In statements to The Post, Schwartz said mass-vaccination sites are determined through discussions with the state’s outside consultants, Boston Consulting Group, and other members of the governor’s vaccine team whom he declined to identify. He said the factors considered include travel time to existing mass-vaccination sites, administration rates in a geographic area and the existence of other provider channels. The distribution of vaccine doses is based on a formula that looks at population, he said. The state did not provide the formula to The Post.

But Republican and Democratic county officials alike, who participate in weekly calls in which Schwartz fields concerns about the vaccine distribution plans, said it is often unclear how decisions are being made and whether vaccine doses are being distributed equitably across the state.

“What it ended up being was a ‘Hunger Games’ scenario where counties would call each other and say, ‘What did you get?’ ” said Orange County Executive Steve Neuhaus (R), adding: “It is being done in a CIA-clandestine-style process, which is the way they have been from the beginning.”

Leaders of the New York State Association of County Health Officials and the New York State Association of Counties, who wrote a letter to Schwartz chastising him for threatening to fine health officials, have complained that the state website provides no way for local health officials to review or correct data posted on the site.

And some of the decision-making appears ad hoc, local officials said. For example, on a March call, Schwartz told county officials to email him if they wanted doses of the Johnson & Johnson vaccine, and he would let them know what they would receive, according to people with knowledge of the conversation.

Marc Molinaro, the county executive in Dutchess County, a Republican who ran against Cuomo in 2018 and chairs the New York State County Executives Association, said county officials have received limited information from the state about the distribution.

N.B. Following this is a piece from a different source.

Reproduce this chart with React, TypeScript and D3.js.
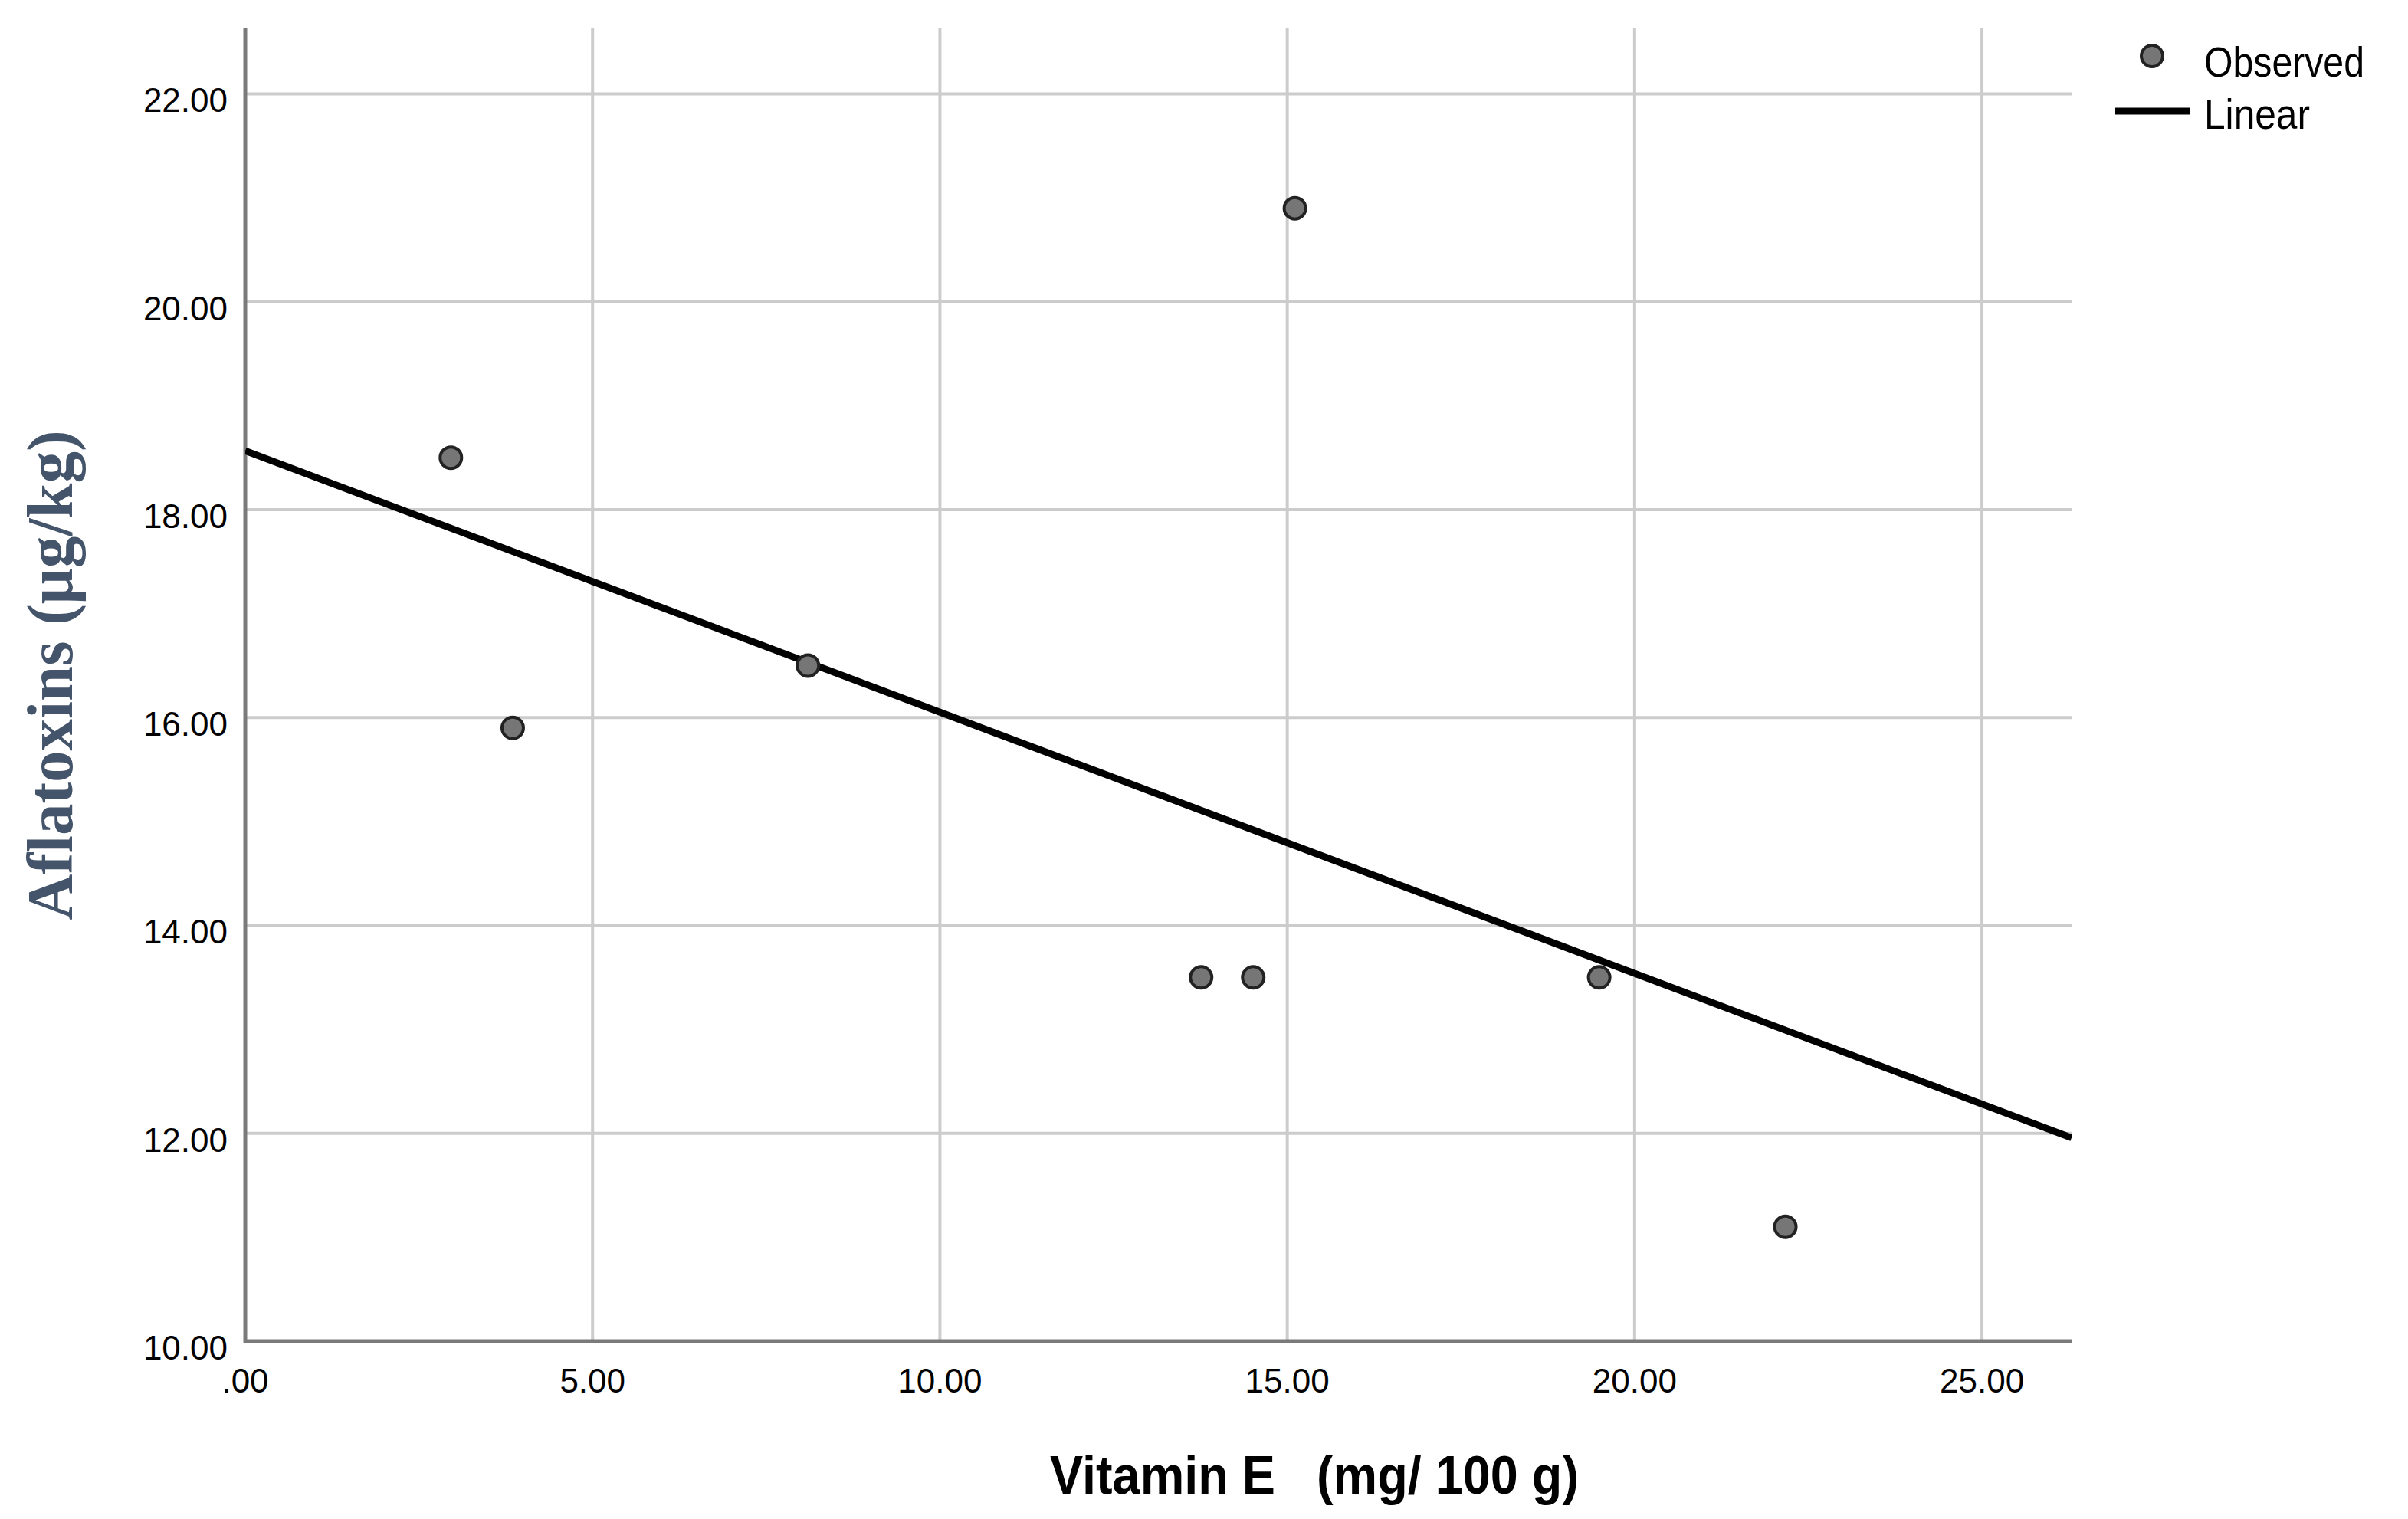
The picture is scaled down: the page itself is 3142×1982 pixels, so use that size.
import React from "react";
import * as d3 from "d3";

const vitaminE = [2.96, 3.85, 8.1, 13.76, 14.51, 15.11, 19.49, 22.17];
const aflatoxins = [18.5, 15.9, 16.5, 13.5, 13.5, 20.9, 13.5, 11.1];
const xTicks = [0, 5, 10, 15, 20, 25];
const yTicks = [10, 12, 14, 16, 18, 20, 22];
const xDomain = [0, 26.29];
const yDomain = [10, 22.63];
const legendLabels = ["Observed", "Linear"];

const W = 3142;
const H = 1982;
const M = { left: 320, right: 2703, top: 37, bottom: 1750 };

function fmt(v: number) {
  const s = v.toFixed(2);
  return s.startsWith("0") ? s.slice(1) : s;
}

export default function App() {
  const x = d3.scaleLinear().domain(xDomain).range([M.left, M.right]);
  const y = d3.scaleLinear().domain(yDomain).range([M.bottom, M.top]);

  const mx = d3.mean(vitaminE)!;
  const my = d3.mean(aflatoxins)!;
  const sxy = d3.sum(vitaminE.map((v, i) => (v - mx) * (aflatoxins[i] - my)));
  const sxx = d3.sum(vitaminE.map((v) => (v - mx) ** 2));
  const slope = sxy / sxx;
  const intercept = my - slope * mx;
  const lineData: [number, number][] = [
    [xDomain[0], intercept + slope * xDomain[0]],
    [xDomain[1], intercept + slope * xDomain[1]],
  ];
  const line = d3
    .line<[number, number]>()
    .x((d) => x(d[0]))
    .y((d) => y(d[1]));

  const gridColor = "#cccccc";
  const axisColor = "#7a7a7a";

  return (
    <svg
      width={W}
      height={H}
      viewBox={`0 0 ${W} ${H}`}
      style={{ position: "absolute", left: 0, top: 0, background: "#fff" }}
    >
      <rect x={0} y={0} width={W} height={H} fill="#fff" />
      <defs>
        <clipPath id="plot">
          <rect x={M.left} y={M.top} width={M.right - M.left} height={M.bottom - M.top} />
        </clipPath>
      </defs>
      {/* grid */}
      {xTicks
        .filter((t) => t > 0)
        .map((t) => (
          <line key={"gx" + t} x1={x(t)} x2={x(t)} y1={M.top} y2={M.bottom} stroke={gridColor} strokeWidth={4} />
        ))}
      {yTicks
        .filter((t) => t > 10)
        .map((t) => (
          <line key={"gy" + t} x1={M.left} x2={M.right} y1={y(t)} y2={y(t)} stroke={gridColor} strokeWidth={4} />
        ))}
      {/* axes */}
      <line x1={M.left} x2={M.left} y1={M.top} y2={M.bottom + 2} stroke={axisColor} strokeWidth={5} />
      <line x1={M.left - 2} x2={M.right} y1={M.bottom} y2={M.bottom} stroke={axisColor} strokeWidth={5} />
      {/* tick labels */}
      {yTicks.map((t) => (
        <text
          key={"yl" + t}
          x={297}
          y={y(t) + 24}
          textAnchor="end"
          fontFamily="Arial, 'Liberation Sans', sans-serif"
          fontSize={44}
          fill="#000"
        >
          {fmt(t)}
        </text>
      ))}
      {xTicks.map((t) => (
        <text
          key={"xl" + t}
          x={x(t)}
          y={1817}
          textAnchor="middle"
          fontFamily="Arial, 'Liberation Sans', sans-serif"
          fontSize={44}
          fill="#000"
        >
          {fmt(t)}
        </text>
      ))}
      {/* regression line */}
      <path d={line(lineData)!} stroke="#000" strokeWidth={9} fill="none" clipPath="url(#plot)" />
      {/* points */}
      {vitaminE.map((v, i) => (
        <circle key={"p" + i} cx={x(v)} cy={y(aflatoxins[i])} r={14} fill="#767676" stroke="#222" strokeWidth={4} />
      ))}
      {/* legend */}
      <circle cx={2808} cy={73} r={14} fill="#767676" stroke="#222" strokeWidth={4} />
      <text
        x={2876}
        y={100}
        fontFamily="Arial, 'Liberation Sans', sans-serif"
        fontSize={56}
        textLength={209}
        lengthAdjust="spacingAndGlyphs"
        fill="#000"
      >
        {legendLabels[0]}
      </text>
      <line x1={2760} x2={2857} y1={145} y2={145} stroke="#000" strokeWidth={9} />
      <text
        x={2876}
        y={168}
        fontFamily="Arial, 'Liberation Sans', sans-serif"
        fontSize={56}
        textLength={138}
        lengthAdjust="spacingAndGlyphs"
        fill="#000"
      >
        {legendLabels[1]}
      </text>
      {/* x title */}
      <text
        x={1370}
        y={1949}
        fontFamily="Arial, 'Liberation Sans', sans-serif"
        fontWeight="bold"
        fontSize={71}
        textLength={690}
        lengthAdjust="spacingAndGlyphs"
        style={{ whiteSpace: "pre" }}
        fill="#000"
      >
        {"Vitamin E   (mg/ 100 g)"}
      </text>
      {/* y title */}
      <text
        transform="translate(94,881) rotate(-90)"
        textAnchor="middle"
        fontFamily="'Times New Roman', 'Liberation Serif', serif"
        fontWeight="bold"
        fontSize={85}
        textLength={639}
        lengthAdjust="spacingAndGlyphs"
        fill="#44546a"
      >
        Aflatoxins (μg/kg)
      </text>
    </svg>
  );
}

“We have asked since the beginning for them to provide the methodology and be transparent with the distribution,” Molinaro said. “I can tell you it is not equitable. And because there is no transparency, there is no way to prove it or disprove it.”

Schwartz disputed the criticism from Republican county executives, calling it “misleading and not accurate.” He said that he is responsive to county officials and clear about the factors that determine distribution.

“I respect if they disagree with the process, but nobody can tell me they don’t understand the process,” Schwartz said.

Republican legislators in the state Senate have seized on Schwartz’s volunteer role in vaccine distribution and the revelation that he was assessing political support of Cuomo from county officials, and are now demanding an investigation with subpoena power. The effort has so far been blocked by Democrats.

“I will not rest until I get to the bottom of this,” state Sen. Edward Rath III (R) said after his motion for an investigation was rejected on procedural grounds Tuesday by the Local Government Committee.

Schwartz rejected the notion that politics have tainted the rollout of vaccines across the state.

“I have worked with all elected officials and governmental entities in a bipartisan way,” he said. “Party affiliation doesn’t matter when it comes to getting vaccines in people’s arms.”